Xanax is a Central Nervous System (CNA) depressant known as benzodiazepine which is commonly prescribed by physicians to treat panic attacks, nervousness, and tension. Xanax, also known as alprazolam and considered to be a Schedule IV controlled substance under the Controlled Substance Act (CSA).
Xanax has been used as a tranquilizer since the 1960s with strong opposition to the use of benzodiazepines in the 1970s. Today with approximately three million Americans (1.6% of the adult population) have used benzodiazepine on a daily basis for at least 12 months.
According to the United States Department of Justice Drug Enforcement Agency (DEA) and under the CSA all controlled substances are rated on a five-schedule system. Schedule V, is the lowest for the potential for abuse or dependency and I, is the highest. Xanax is a Schedule IV. All Schedule IV controlled substances have the following attributes:
- A low potential for abuse
- A currently accepted medical use in treatment in the United States
- If abused, may lead to limited physical dependence or psychological dependence
Although there are many benefits to taking Xanax and other Schedule IV drugs many patients are becoming addicted and therefore require an intervention and drug treatment program to overcome their addictions. The patient’s body can also build up a tolerance to the drug and require larger doses if taken for long periods of time. With these increases in Xanax use come physical and psychological dependencies. Xanax is not a drug you should quit cold turkey.
The Journal of Postgraduate Medicine stated that up to 25 percent of patients who stop taking their medication experienced withdrawal symptoms such as:
- Vivid dreams
The National Institute on Drug Abuse found during a two-year treatment outcome study that fifteen percent of heroin users also used benzodiazepines daily for more than one year and seventy-three percent used benzodiazepines more often than weekly. Studies also indicate that from five percent to as many as ninety percent of methadone users are also regular users of benzodiazepines.
With this information in mind the Xanax abuse treatment involves careful monitoring and counseling in an in-patient or outpatient treatment facility. The American Psychiatric Association’s (APA) report on benzodiazepines revealed that eleven to fifteen percent of the adult population has taken a benzodiazepine one or more times during the preceding year but only one to two percent have taken benzodiazepines daily for twelve months or longer.
In psychiatric treatment settings and in substance-abuse populations the prevalence of benzodiazepine use, abuse and dependence is substantially higher than that in the general population.
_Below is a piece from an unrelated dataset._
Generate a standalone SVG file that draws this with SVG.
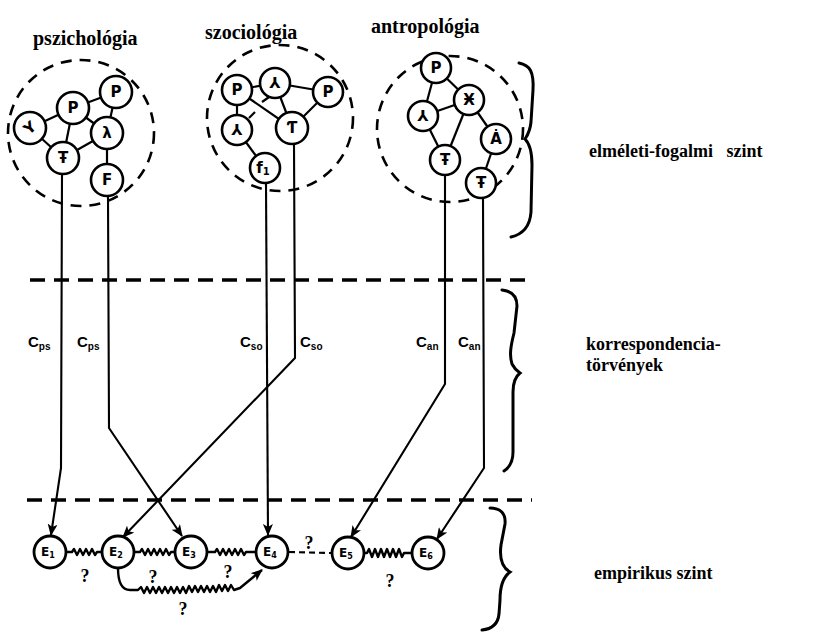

Treatment encompasses a patient’s thought process, behavior, and helps them to cope with everyday life. Patients suffering from Xanax addiction should be tapered off gradually. There are basic outpatient plans available for discontinuation of the drug including:
- Gradual discontinuance over a six to 12 week schedule.
- Monitoring and helping the patient to feel in control of their dosage
- Supplying a helpline when the patient needs reassurance.
Other plans include:
- Inpatient Treatment Centers
- 12-step programs such as:
- Narcotics Anonymous
- Drug Treatment Exchanges such as:
Although these substitutes can be dangerous an inpatient setting where dosages can be monitored by physicians until the patient can reach a zero dose of the benzodiazepine is recommended.
In conclusion Xanax and other benzodiazepines can be addictive drugs that are hard to discontinue however; they are also drugs of great benefit to patients who suffer from the following:
- Fear of open spaces (agoraphobia)
- Premenstrual syndrome
- Panic attacks
The patient and the physician should work together to regulate long-term usage monitoring side effects and any signs of abuse.
- DuPont, RL, Benzodiazepines: The Social Issues. Rockville, MD, Institute for Behavior and Health, 1986.
- DuPont, RL, Abuse of benzodiazepines – the problem and the solutions. A report of a Committee of the Institute for Behavior and Health, Inc. Am J Drug Alcohol Abuse 1988; 14 (suppl 1):1-69.
- Mellinger, GD, Balter MB, Prevalence and patterns of use of psychotherapeutic drugs: Results from a 1979 national survey of American adults, In Tognoni G, Bellantuono C, Lader, M (Eds): Epidemiological Impact of Psychotropic Drugs. Amsterdam, Elsevier, 1981, pp 117-135.
- The Controlled Substances Act: Chapter 1.
- Journal of Postgraduate Medicine
- Salzman, C, for Task Force on Benzodiazepine Dependency, American Psychiatric Association, Benzodiazepine dependence, toxicity, and abuse: a task force report of the American Psychiatric Association, Washington, D.C.: American Psychiatric Association, 1990.
- Ciraulo, DA, BF Sands and RI Shader. Critical review of liability for benzodiazepine abuse among alcoholics. Am J Psychiatry 1988; 145:1501-6.
- Busto, UE, MK Romach and EM Sellers. Multiple drug use and psychiatric comorbidity in patients admitted to the hospital with severe benzodiazepine dependence. J Clin Psychopharmacol 1996; 16:51-7.
- DuPont, RL, A Patient’s Gude to Getting Off a Benzodiazepine. Rockville, MD, DuPont Associates, 1989.